■ **Work required**
Filter these entries so that only lines with the word "Rebuild" remain.

■ **Data shown**
┌────────

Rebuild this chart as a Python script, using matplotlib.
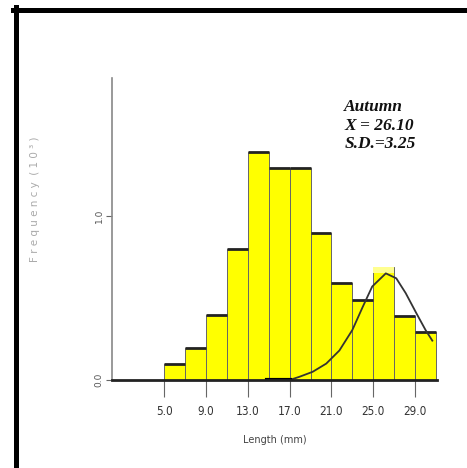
import matplotlib.pyplot as plt
import matplotlib.lines as mlines

# histogram data (length classes, frequency in 10^3)
bin_left = [5, 7, 9, 11, 13, 15, 17, 19, 21, 23, 25, 27, 29]
freq = [0.096, 0.193, 0.396, 0.797, 1.392, 1.29, 1.29, 0.894, 0.593, 0.488, 0.691, 0.39, 0.295]
bin_w = 2

# fitted curve
curve_x = [17.0, 17.95, 19.2, 20.5, 21.76, 23.0, 24.0, 24.9, 26.2, 27.2, 28.1, 29.1, 30.0, 30.65]
curve_y = [0.0, 0.02, 0.05, 0.10, 0.18, 0.305, 0.447, 0.57, 0.65, 0.62, 0.53, 0.41, 0.305, 0.24]
flat_x = [14.8, 17.0]
flat_y = [0.0, 0.0]

xticks = [5, 9, 13, 17, 21, 25, 29]
xticklabels = ['5.0', '9.0', '13.0', '17.0', '21.0', '25.0', '29.0']
yticks = [0, 1]
yticklabels = ['0.0', '1.0']

fig = plt.figure(figsize=(4.67, 4.68), dpi=100)
ax = fig.add_axes([0.2398, 0.188, 0.696, 0.645])

ax.bar(bin_left, freq, width=bin_w, align='edge', color='#ffff00',
       edgecolor='#666666', linewidth=0.7, zorder=2)
# thick black tops
for i, (l, h) in enumerate(zip(bin_left, freq)):
    if i == 10:
        ax.bar(l, 0.04, bottom=h - 0.04, width=bin_w, align='edge',
               color='#ffff90', linewidth=0, zorder=3)
        continue
    ax.hlines(h, l, l + bin_w, colors='#222222', linewidth=2, zorder=3)

ax.plot(curve_x, curve_y, color='#333333', linewidth=1.3, zorder=4)
ax.plot(flat_x, flat_y, color='black', linewidth=3, zorder=4)

ax.set_xlim(0, 31.1)
ax.set_ylim(0, 1.84)

for s in ['top', 'right']:
    ax.spines[s].set_visible(False)
ax.spines['left'].set_color('#888888')
ax.spines['left'].set_linewidth(1.2)
ax.spines['bottom'].set_color('#222222')
ax.spines['bottom'].set_linewidth(2)
ax.spines['bottom'].set_zorder(5)

ax.set_xticks(xticks)
ax.set_xticklabels(xticklabels, fontsize=8.5, color='#333333', fontstretch='condensed')
ax.set_yticks(yticks)
ax.set_yticklabels(yticklabels, fontsize=6.5, color='#555555', rotation=90, va='center')
ax.tick_params(axis='x', length=12, width=0.8, color='#666666', pad=6)
ax.tick_params(axis='y', length=4, width=0.8, color='#666666', pad=2)

ax.set_xlabel('Length (mm)', fontsize=7, color='#444444', labelpad=12)
ax.set_ylabel('F r e q u e n c y  ( 1 0 ³ )', fontsize=7.5, color='#aaaaaa')
ax.yaxis.set_label_coords(-0.22, 0.6)

ax.text(0.715, 0.93, 'Autumn\nX = 26.10\nS.D.=3.25', transform=ax.transAxes,
        fontsize=12.5, fontfamily='Liberation Serif', fontweight='bold',
        fontstyle='italic', va='top', ha='left', linespacing=1.2, color='#111111')

# black frame on top and left of the image
fig.add_artist(mlines.Line2D([13 / 467, 1], [1 - 9.5 / 468, 1 - 9.5 / 468],
                             color='black', linewidth=3.6, transform=fig.transFigure))
fig.add_artist(mlines.Line2D([15.5 / 467, 15.5 / 467], [0, 1 - 7 / 468],
                             color='black', linewidth=3.6, transform=fig.transFigure))

fig.savefig('out.png', dpi=100)
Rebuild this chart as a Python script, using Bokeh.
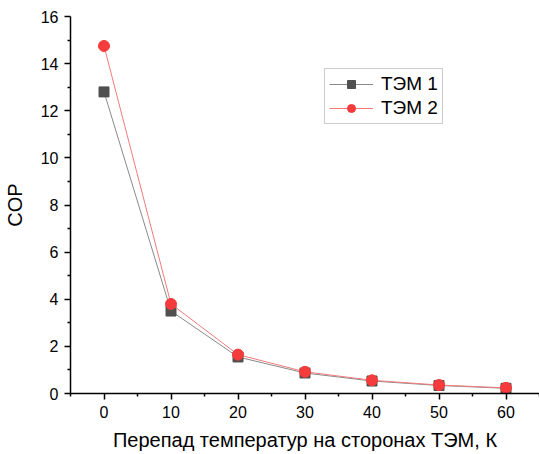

└────────

■ **Exercise response**
Rebuild this chart as a Python script, using matplotlib.
Rebuild this chart as a Python script, using Bokeh.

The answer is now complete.